Reinhard Kaiser-Mûhlecker, né en 1982, appartient à la nouvelle génération des écrivains autrichiens. Il est à ce jour l'auteur de sept romans dont seul celui-ci - son quatrième, paru en édition originale en 2012 - bénéficie pour le moment d'une traduction en français.

L'oeuvre renoue avec le schéma des grandes sagas traditionnelles nous donnant à suivre le destin d'une famille paysanne sur quatre générations, du début des années 1940 aux années 1990, dans une Autriche rurale marquée par les stigmates du nazisme.

La période et son amplitude nous amènent à suivre entre autres les bouleversements de la condition paysanne, en particulier la révolution de la mécanisation. Les activités et problématiques inhérentes au secteur agricole alimentent avec justesse la matière de ce livre d'autant que l'auteur a non seulement vécu son enfance dans une ferme mais son implication dans ce domaine l'a amené en 2020 à partager désormais son temps entre l'écriture et l'exploitation de la ferme familiale.
D'autres aspects de la vie rurale d'ordre plus sociologique sont également mis en avant.
Mais ce sont thèmes largement traités ailleurs et là n'est pas l'intérêt majeur et la spécificité de "Lilas rouge".

Avec beaucoup de subtilité, RKM place d'emblée son roman sous le signe du silence ou plutôt de l'impossibilité de dire, de franchir l'obstacle de la parole, en choisissant de dérouler la scène introductive, à savoir l'arrivée discrète de Ferdinand Goldberger dans son nouveau village, sous les yeux d'un témoin muet, Frantz, dont la réaction à la vue de la jeune Martha qui accompagne son père, le fait qu'il la ressente quelque part comme son double, anticipe déjà sur des évènements à venir.
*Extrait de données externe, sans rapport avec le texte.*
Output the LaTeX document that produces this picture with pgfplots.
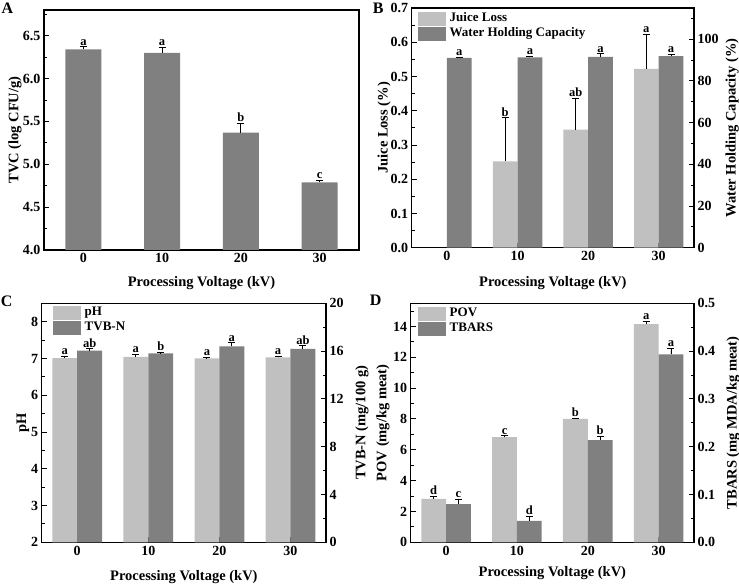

Nous sommes au début des années 40; Goldberger, chef local du parti nazi a dû fuir son village, abandonnant biens et grande propriété pour se soustraire à la menace de représailles engendrées par ses exactions de responsable trop zélé.
C'est en jouant brillamment du thème récurrent du non-dit, maniant souvent l'art de l'ellipse que RKM réussit pleinement à nous faire ressentir à la fois le poids de cette chape de silence qui va s'abattre sur le passé coupable d'une partie du peuple autrichien et les ravages engendrés dans les générations suivantes.
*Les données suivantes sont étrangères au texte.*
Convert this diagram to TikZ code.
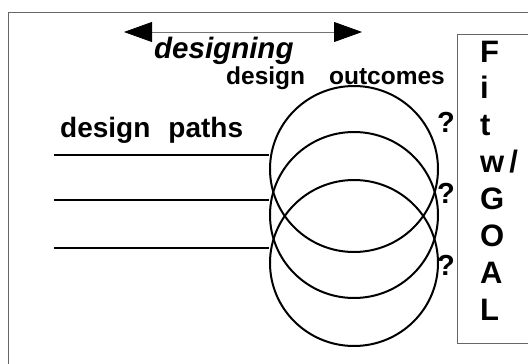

S'entrelaçant étroitement avec ce thème d'une culpabilité à la recherche d'un pardon impossible puisqu'elle ne s'avouera jamais, s'invite une certaine conception de la religion encore très ancrée dans la communauté paysanne de l'époque, formant un axe autour duquel s'articule toute l'histoire qui nous est racontée. Chaque fois que le patriarche pensera s'être libéré de son passé, ce dernier va ressurgir sous une forme ou une autre, et va s'insinuer en lui, homme de foi, la conviction que ses fautes auront amené sur sa famille la malédiction divine à l'origine des déboires qui vont s'abattre sur elle, car n'est-il pas dit dans la Bible; "Moi, l'éternel ton Dieu, je suis un Dieu jaloux, je punis la faute des pères jusqu'à la troisième et quatrième génération."?
Il semblerait que l'auteur ait voulu ici dénoncer une " croyance destructrice et funeste" considérée comme moyenâgeuse par le dernier des Ferdinand , croyance à laquelle font écho les superstitions aux conséquences tragiques dans l'épisode bolivien. Il ne ménage d'ailleurs pas non plus les pratiques de certaines institutions religieuses et de leurs représentants.
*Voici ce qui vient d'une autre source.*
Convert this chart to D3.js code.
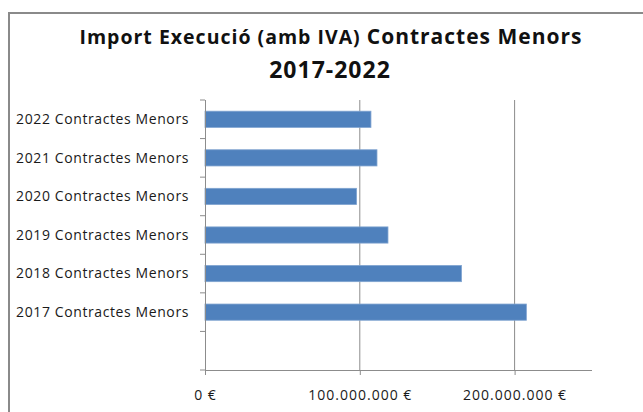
<!DOCTYPE html>
<html>
<head>
<meta charset="utf-8">
<script src="https://cdn.jsdelivr.net/npm/d3@7"></script>
<style>
  body { margin: 0; background: #fff; }
  svg { display: block; font-family: "Open Sans", "Liberation Sans", sans-serif; }
</style>
</head>
<body>
<div id="chart"></div>
<script>
// imports de contractes menors per any (euros, amb IVA)
const categories = [
  "2022 Contractes Menors",
  "2021 Contractes Menors",
  "2020 Contractes Menors",
  "2019 Contractes Menors",
  "2018 Contractes Menors",
  "2017 Contractes Menors",
  "",
];
const values = [107200000, 111100000, 97900000, 118200000, 165700000, 207600000, null];
const xTicks = [0, 100000000, 200000000];
const xMax = 250000000;

const W = 643, H = 412;
const plot = { left: 205, right: 592, top: 100, bottom: 370 };

const svg = d3.select("#chart").append("svg").attr("width", W).attr("height", H);

// marc del grafic (només es veuen les vores esquerra i superior)
svg.append("rect")
  .attr("x", 9).attr("y", 13)
  .attr("width", W + 20).attr("height", H + 20)
  .attr("fill", "#fff").attr("stroke", "#8a8a8a").attr("stroke-width", 2);

const x = d3.scaleLinear().domain([0, xMax]).range([plot.left, plot.right]);
const y = d3.scaleBand().domain(d3.range(categories.length)).range([plot.top, plot.bottom]).paddingInner(0.58).paddingOuter(0.29);
const yStep = d3.scaleBand().domain(d3.range(categories.length)).range([plot.top, plot.bottom]);

// titol
const title = svg.append("text")
  .attr("x", 331).attr("y", 44)
  .attr("text-anchor", "middle")
  .attr("font-weight", 700)
  .attr("letter-spacing", 1)
  .attr("fill", "#111");
title.append("tspan").attr("font-size", 19.5).text("Import Execució (amb IVA) ");
title.append("tspan").attr("font-size", 21).text("Contractes Menors");
svg.append("text")
  .attr("x", 330).attr("y", 78)
  .attr("text-anchor", "middle")
  .attr("font-weight", 700)
  .attr("font-size", 23)
  .attr("letter-spacing", 1)
  .attr("fill", "#111")
  .text("2017-2022");

// linies de graella verticals
svg.append("g")
  .selectAll("line")
  .data(xTicks.filter((t) => t > 0))
  .join("line")
  .attr("x1", (d) => x(d)).attr("x2", (d) => x(d))
  .attr("y1", plot.top).attr("y2", plot.bottom)
  .attr("stroke", "#8c8c8c").attr("stroke-width", 1);

// barres
svg.append("g")
  .selectAll("rect")
  .data(values.map((v, i) => ({ v, i })).filter((d) => d.v != null))
  .join("rect")
  .attr("x", x(0))
  .attr("y", (d) => y(d.i))
  .attr("width", (d) => x(d.v) - x(0))
  .attr("height", y.bandwidth())
  .attr("fill", "#4f81bd")
  .attr("stroke", "#7fa3d0")
  .attr("stroke-width", 0.8);

// eix X
const xAxis = d3.axisBottom(x)
  .tickValues(xTicks)
  .tickSize(5)
  .tickPadding(15)
  .tickFormat((d) => d3.format(",")(d).replace(/,/g, ".") + " €");
const gx = svg.append("g").attr("transform", `translate(0,${plot.bottom})`).call(xAxis);
gx.select(".domain").attr("stroke", "#8c8c8c").attr("d", `M${plot.left},0.5H${plot.right}`);
gx.selectAll(".tick line").attr("stroke", "#8c8c8c");
gx.selectAll(".tick text")
  .attr("font-size", 14)
  .attr("letter-spacing", 1)
  .attr("fill", "#1a1a1a")
  .attr("font-family", "Open Sans, sans-serif");

// eix Y amb marques entre categories
const gy = svg.append("g").attr("transform", `translate(${plot.left},0)`);
gy.append("line")
  .attr("x1", 0.5).attr("x2", 0.5)
  .attr("y1", plot.top).attr("y2", plot.bottom)
  .attr("stroke", "#8c8c8c");
gy.selectAll("line.tk")
  .data(d3.range(categories.length + 1))
  .join("line")
  .attr("class", "tk")
  .attr("x1", -5).attr("x2", 0)
  .attr("y1", (i) => plot.top + i * yStep.step())
  .attr("y2", (i) => plot.top + i * yStep.step())
  .attr("stroke", "#8c8c8c");
gy.selectAll("text")
  .data(categories)
  .join("text")
  .attr("x", -16)
  .attr("y", (d, i) => yStep(i) + yStep.bandwidth() / 2)
  .attr("dy", "0.35em")
  .attr("text-anchor", "end")
  .attr("font-size", 14)
  .attr("letter-spacing", 0.6)
  .attr("fill", "#1a1a1a")
  .text((d) => d);
</script>
</body>
</html>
Malgré ses points forts indéniables, je demeure assez tiède à l'issue de cette lecture.
Sur le fond, RKM me paraît avoir une position ambiguë quant aux exactions commises par Goldberger père qu'il tend à dédouaner dans le contexte de l'époque au travers de la réconciliation posthume du fils et ce d'autant plus qu'il en dessine une personnalité contrastée présentant des facettes très attachantes.
Sur la forme, sans remettre en cause la qualité de l'écriture et sauf à supposer que la traduction ne parvienne pas à lui rendre pleinement justice, et exception faite de quelques beaux passages (la toute fin notamment), je n'ai pas trouvé la "somptuosité" de la langue tant vantée ici ou là et qui avait été pour moi l'un des critères de choix de cet ouvrage. En outre, si de manière générale, je goûte fort une prose descriptive capable de nous immerger dans la réalité des situations, je me suis parfois interrogée sur l'utilité de certains détails.
J'avoue m'être souvent lassée de suivre les hauts et les bas des différents personnages dans l'ensemble peu attachants. Néanmoins j'ai beaucoup apprécié la quatrième partie (sur les cinq que comporte l'ouvrage) consacrée au personnage du petit-fils exilé en Bolivie, passage que j'ai trouvé assez original et qui apporte de mon point de vue une vraie force émotionnelle au récit, et dont l'intensité a le mérite salutaire de nous extraire un temps d'un cycle un peu trop répétitif.
La fin ouverte abandonne une lectrice un peu frustrée s'interrogeant sur le destin du dernier personnage de la lignée apparu. Mais il existe une suite... non encore traduite.